Recapping Bush's Visit to New Orleans
ED GORDON, host:
From NPR News, this is NEWS AND NOTES. I'm Ed Gordon.
Congressional Democratic leaders say they'll soon offer a recovery report based on what they see and hear today from community members in New Orleans. The delegation of 28 lawmakers is in the Gulf Coast region measuring progress made a year after hurricane Katrina.
Leading the charge is House Minority Leader Nancy Pelosi. We'll hear from the leader in just a moment. We also invited Republican House leaders for their response and hope to present that on Thursday.
But first, President George Bush paid a visit to New Orleans yesterday, and acknowledged part of the city and Southeastern Louisiana have yet to emerge from the cleanup phase.
President GEORGE W. BUSH: Katrina exposed the big things that need repairing, yet it's most devastating impact has been on the rhythms of everyday life.
Some of you still don't know whether you have a neighborhood to come back to. Others of you, who made the decision to return, are living in trailers. Many are separated from their loved ones and simply long just go to church on a Sunday afternoon with somebody you care about.

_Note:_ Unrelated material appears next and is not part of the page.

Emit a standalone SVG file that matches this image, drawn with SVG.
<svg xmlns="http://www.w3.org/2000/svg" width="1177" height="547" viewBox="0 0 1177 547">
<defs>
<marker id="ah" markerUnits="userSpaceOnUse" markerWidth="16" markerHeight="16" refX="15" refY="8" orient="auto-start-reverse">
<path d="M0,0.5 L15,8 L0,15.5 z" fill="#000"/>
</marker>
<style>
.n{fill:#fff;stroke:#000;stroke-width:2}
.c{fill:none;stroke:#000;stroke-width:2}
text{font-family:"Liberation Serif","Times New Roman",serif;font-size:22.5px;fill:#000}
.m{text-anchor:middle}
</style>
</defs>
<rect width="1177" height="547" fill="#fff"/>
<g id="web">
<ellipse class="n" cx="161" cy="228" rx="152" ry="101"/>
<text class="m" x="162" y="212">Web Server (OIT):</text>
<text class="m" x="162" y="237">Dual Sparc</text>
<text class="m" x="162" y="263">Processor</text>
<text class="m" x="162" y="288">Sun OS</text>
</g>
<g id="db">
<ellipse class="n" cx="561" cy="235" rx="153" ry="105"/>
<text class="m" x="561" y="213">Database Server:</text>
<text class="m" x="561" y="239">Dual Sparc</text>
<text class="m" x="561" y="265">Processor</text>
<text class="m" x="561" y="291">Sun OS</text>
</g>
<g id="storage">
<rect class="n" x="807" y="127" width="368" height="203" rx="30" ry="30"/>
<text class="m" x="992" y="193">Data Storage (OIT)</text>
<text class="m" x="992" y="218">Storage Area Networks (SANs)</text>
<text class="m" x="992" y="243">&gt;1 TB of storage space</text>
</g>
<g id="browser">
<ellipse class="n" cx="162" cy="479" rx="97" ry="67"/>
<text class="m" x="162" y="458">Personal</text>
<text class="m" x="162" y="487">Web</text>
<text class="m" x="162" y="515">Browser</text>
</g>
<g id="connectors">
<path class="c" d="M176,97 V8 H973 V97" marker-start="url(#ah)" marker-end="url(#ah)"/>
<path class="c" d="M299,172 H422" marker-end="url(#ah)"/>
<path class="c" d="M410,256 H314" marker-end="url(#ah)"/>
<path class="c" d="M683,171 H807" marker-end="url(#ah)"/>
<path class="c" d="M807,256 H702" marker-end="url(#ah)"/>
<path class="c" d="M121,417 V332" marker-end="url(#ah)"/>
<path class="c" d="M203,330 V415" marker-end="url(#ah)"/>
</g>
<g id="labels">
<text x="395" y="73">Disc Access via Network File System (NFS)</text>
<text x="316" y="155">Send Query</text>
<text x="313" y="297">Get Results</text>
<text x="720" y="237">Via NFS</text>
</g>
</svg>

Many of you find yourself without jobs and struggling to make do without the convenience of a supermarket nearby. Many fear for your safety because of violent criminals. The challenge is not only to help rebuild, but the challenge is to help restore the soul.

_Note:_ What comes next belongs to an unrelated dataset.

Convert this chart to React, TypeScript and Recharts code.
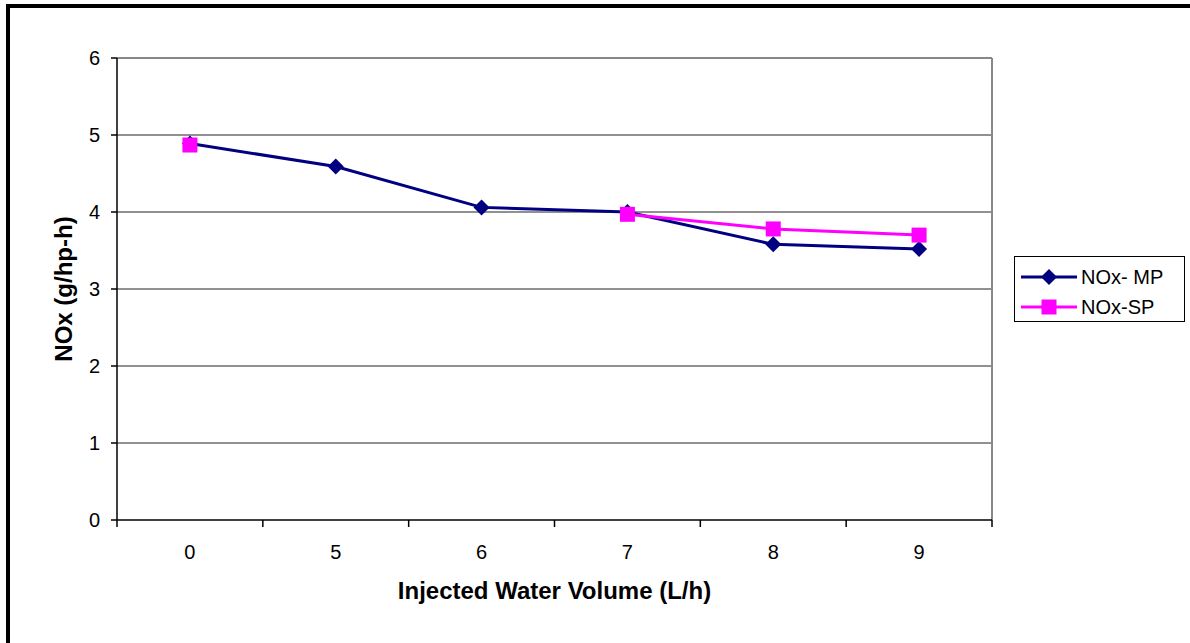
import React from "react";
import {
  LineChart,
  Line,
  XAxis,
  YAxis,
  CartesianGrid,
  Legend,
} from "recharts";

// values
const categories = ["0", "5", "6", "7", "8", "9"];
const mpValues = [4.89, 4.59, 4.06, 4.0, 3.58, 3.52];
const spValues: (number | null)[] = [4.87, null, null, 3.97, 3.78, 3.7];
const yTicks = [0, 1, 2, 3, 4, 5, 6];
const gridTicks = [1, 2, 3, 4, 5];

const MP_COLOR = "#000080";
const SP_COLOR = "#FF00FF";
const FONT = "'Liberation Sans', Arial, sans-serif";

const data = categories.map((water, i) => ({
  water,
  mp: mpValues[i],
  sp: spValues[i],
}));

const Diamond = (props: any) => {
  const { cx, cy } = props;
  if (cx == null || cy == null || props.value == null) return null;
  return (
    <path
      d={`M${cx},${cy - 8} L${cx + 8},${cy} L${cx},${cy + 8} L${cx - 8},${cy} Z`}
      fill={MP_COLOR}
    />
  );
};

const Square = (props: any) => {
  const { cx, cy } = props;
  if (cx == null || cy == null || props.value == null) return null;
  return <rect x={cx - 7.5} y={cy - 7.5} width={15} height={15} fill={SP_COLOR} />;
};

// category tick: label in the middle, tick marks on the band edges (Excel style)
const XTick = (props: any) => {
  const { x, y, payload, index } = props;
  const half = payload && payload.offset ? payload.offset : 875 / 12;
  return (
    <g>
      <line x1={x - half} y1={y} x2={x - half} y2={y + 7} stroke="#000" strokeWidth={1.5} />
      {index === categories.length - 1 && (
        <line x1={x + half} y1={y} x2={x + half} y2={y + 7} stroke="#000" strokeWidth={1.5} />
      )}
      <text x={x} y={y + 39} textAnchor="middle" fontSize={20} fontFamily={FONT} fill="#000">
        {payload.value}
      </text>
    </g>
  );
};

const LegendBox = () => (
  <div
    style={{
      width: 171,
      height: 66,
      border: "1px solid #000",
      background: "#fff",
      fontFamily: FONT,
      fontSize: 20,
      boxSizing: "border-box",
      paddingTop: 4,
    }}
  >
    {[
      { name: "NOx- MP", color: MP_COLOR, shape: "diamond" },
      { name: "NOx-SP", color: SP_COLOR, shape: "square" },
    ].map((item) => (
      <div key={item.name} style={{ display: "flex", alignItems: "center", height: 28, marginTop: 2 }}>
        <svg width={64} height={24} style={{ marginLeft: 6 }}>
          <line x1={0} y1={12} x2={56} y2={12} stroke={item.color} strokeWidth={3} />
          {item.shape === "diamond" ? (
            <path d="M28,4 L36,12 L28,20 L20,12 Z" fill={item.color} />
          ) : (
            <rect x={20.5} y={4.5} width={15} height={15} fill={item.color} />
          )}
        </svg>
        <span style={{ marginLeft: -4 }}>{item.name}</span>
      </div>
    ))}
  </div>
);

// right edge of the plot area, for the grey frame line
const rightEdge = ({ offset }: any) => [offset.left + offset.width];

export default function App() {
  return (
    <div
      style={{
        position: "absolute",
        left: 0,
        top: 0,
        width: 1190,
        height: 643,
        background: "#fff",
        overflow: "hidden",
      }}
    >
      <div
        style={{
          position: "absolute",
          left: 6,
          top: 4,
          right: 0,
          bottom: 0,
          borderLeft: "4px solid #000",
          borderTop: "4px solid #000",
        }}
      />
      <div style={{ position: "absolute", left: 0, top: 0 }}>
        <LineChart
          width={1190}
          height={643}
          data={data}
          margin={{ top: 58, right: 198, left: 57, bottom: 33 }}
        >
          <CartesianGrid
            vertical={false}
            horizontalValues={gridTicks}
            stroke="#222"
            strokeWidth={1}
          />
          <CartesianGrid
            horizontalValues={[6]}
            verticalCoordinatesGenerator={rightEdge}
            stroke="#888"
            strokeWidth={2}
          />
          <XAxis
            dataKey="water"
            type="category"
            scale="band"
            height={90}
            axisLine={{ stroke: "#000", strokeWidth: 1.5 }}
            tickLine={false}
            tickSize={0}
            tickMargin={0}
            interval={0}
            tick={<XTick />}
            label={{
              value: "Injected Water Volume (L/h)",
              position: "insideBottom",
              offset: 11,
              style: { fontFamily: FONT, fontSize: 24, fontWeight: "bold", fill: "#000" },
            }}
          />
          <YAxis
            domain={[0, 6]}
            ticks={yTicks}
            interval={0}
            width={60}
            tickSize={6}
            tickMargin={11}
            axisLine={{ stroke: "#000", strokeWidth: 1.5 }}
            tickLine={{ stroke: "#000", strokeWidth: 1.5 }}
            tick={{ fontFamily: FONT, fontSize: 20, fill: "#000" }}
            label={{
              value: "NOx (g/hp-h)",
              angle: -90,
              position: "insideLeft",
              offset: 6,
              style: {
                textAnchor: "middle",
                fontFamily: FONT,
                fontSize: 24,
                fontWeight: "bold",
                fill: "#000",
              },
            }}
          />
          <Legend
            layout="horizontal"
            align="center"
            verticalAlign="middle"
            content={<LegendBox />}
            wrapperStyle={{ left: 1014, top: 256, width: 171, height: 66 }}
          />
          <Line
            type="linear"
            dataKey="mp"
            name="NOx- MP"
            stroke={MP_COLOR}
            strokeWidth={3}
            dot={<Diamond />}
            activeDot={false}
            isAnimationActive={false}
          />
          <Line
            type="linear"
            dataKey="sp"
            name="NOx-SP"
            stroke={SP_COLOR}
            strokeWidth={3}
            dot={<Square />}
            activeDot={false}
            connectNulls={false}
            isAnimationActive={false}
          />
        </LineChart>
      </div>
    </div>
  );
}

GORDON: President Bush vowed the government's commitment to rebuild has not waned, but admitted his administration has made mistakes.
President BUSH: I take full responsibility for the federal government's response. And a year ago I made a pledge that we will learn the lessons of Katrina and that we will do what it takes to help you recover.
(Soundbite of applause)
President BUSH: I've come back to New Orleans to tell you the words that I spoke on Jackson Square are just as true today as they were then. Since I spoke those words, members of the United States Congress from both political parties came together and committed more than $110 billion to help the Gulf Coast recover. I felt it was important that our government be generous to the people who suffered.